Canadians, whether they are party members or not, must force these two myopic political parties, both trapped in an old paradigm, to recognize the new reality and put the country ahead of their own narrow interests. They must find a way of cooperating in the next election — along with the Green Party, which is already on side — to rid the country of this quasi-dictator. But they won’t do it on their own. Ordinary citizens will have to convince them.
Bob Rae of the Liberals is hard at work trying to convince himself and his party that they are back on the road to becoming the natural governing party. But this is sheer delusion. One more victory for the Harper Conservatives and the Liberal Party will fade from the national scene, joining the Socreds in history’s dustbin.
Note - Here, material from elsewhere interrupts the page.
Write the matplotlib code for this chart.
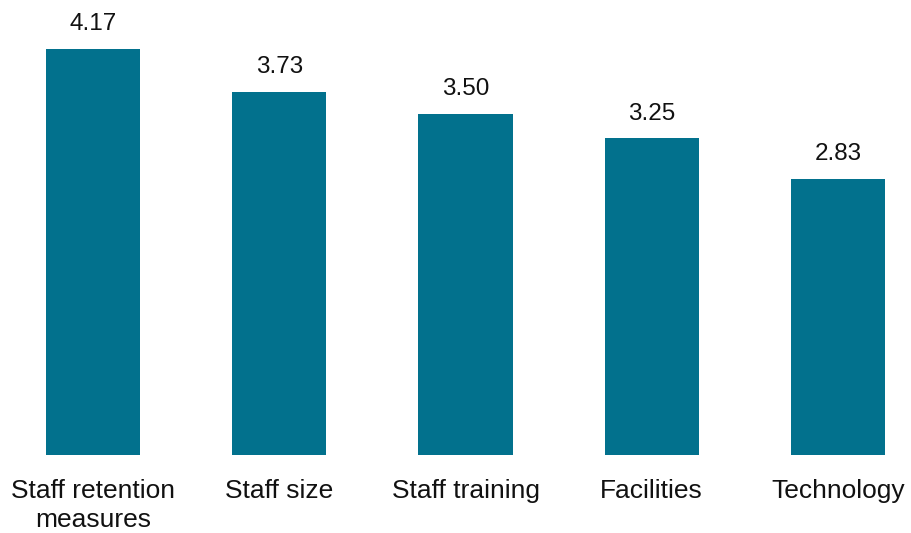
"""Bar chart of average ratings by staffing/resource factor."""

import matplotlib

matplotlib.use("Agg")

import matplotlib.pyplot as plt


CATEGORIES = [
    "Staff retention\nmeasures",
    "Staff size",
    "Staff training",
    "Facilities",
    "Technology",
]

VALUES = [4.17, 3.73, 3.50, 3.25, 2.83]

BAR_COLOR = "#02718D"

plt.rcParams["font.family"] = ["Liberation Sans", "DejaVu Sans"]

fig = plt.figure(figsize=(9.11, 5.33), dpi=100)

# axes spans the full width; baseline sits 78 px above the bottom edge
ax = fig.add_axes([0.0, 78 / 533, 1.0, 455 / 533])

xs = list(range(len(VALUES)))

bars = ax.bar(xs, VALUES, width=0.505, color=BAR_COLOR)

for bar, value in zip(bars, VALUES):

    ax.annotate(
        f"{value:.2f}",
        xy=(bar.get_x() + bar.get_width() / 2, bar.get_height()),
        xytext=(0, 10),
        textcoords="offset points",
        ha="center",
        va="bottom",
        fontsize=17.5,
        color="#111111",
    )

ax.set_xlim(-93 / 186.25, (911 - 93) / 186.25)

ax.set_ylim(0, 455 / 97.4)

ax.set_xticks(xs)

ax.set_xticklabels(CATEGORIES, fontsize=19, color="#111111", linespacing=1.3)

ax.tick_params(axis="x", length=0, pad=17)

ax.tick_params(axis="y", left=False, labelleft=False)

for spine in ax.spines.values():

    spine.set_visible(False)

fig.savefig("out.png", dpi=100)

plt.close(fig)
He avoids the issue of cooperation with the other opposition parties by setting up a straw man: the idea of a merger between the NDP and the Liberals. That is simply never going to happen; Rae knows it, and thus continues to flog this particular dead horse so that he doesn’t have to consider practical proposals.
As for the NDP leadership contenders, only Nathan Cullen seems to understand the new political dynamic in the country, telling the Georgia Straight newspaper that Harper is a “clear and present danger to this country.” His proposal is an interesting one. He wants his own party to allow its riding associations in Conservative-held ridings to hold joint nominating meetings with the Greens and Liberals. Whichever standard bearer wins the nomination, their party runs against the Conservatives while the other two agree not to run candidates. The assumption is that enough voters will be concerned enough about another Conservative victory that they will cast ballots for the opposition party even if they would not normally do so.
Cullen’s plan is not the only possibility, and it may be too much to expect from the inward-looking institutions that political parties have become. He says he was inspired by Vision Vancouver. That’s the centrist civic party which has won two landslide victories by attracting Greens, Liberals and NDPers — defeating the right-wing business party that governed the city for decades. The argument is pretty simple: provide a mechanism to unite those who support the Canada we want, and those who wish it gone will be defeated.
Some of Cullen’s other policy suggestions, like a referendum on the monarchy, undermine his credibility. He is unlikely to win the leadership. But his belief that the NDP must put the country ahead of its potential seat count is an important contribution to the leadership debate and the political debate in general.
Political parties being what they are, it is unlikely that such a major shift will come exclusively from their own membership. But if enough Canadians concerned about the rapid devolution of their country and its democracy pressure both these parties — or join them to do so — anything is possible. A movement to demand such cooperation, and a commitment to proportional representation as part of it, may be the only thing that can save the country. The time for that movement is upon us. If we wait until 2014, it will be too late.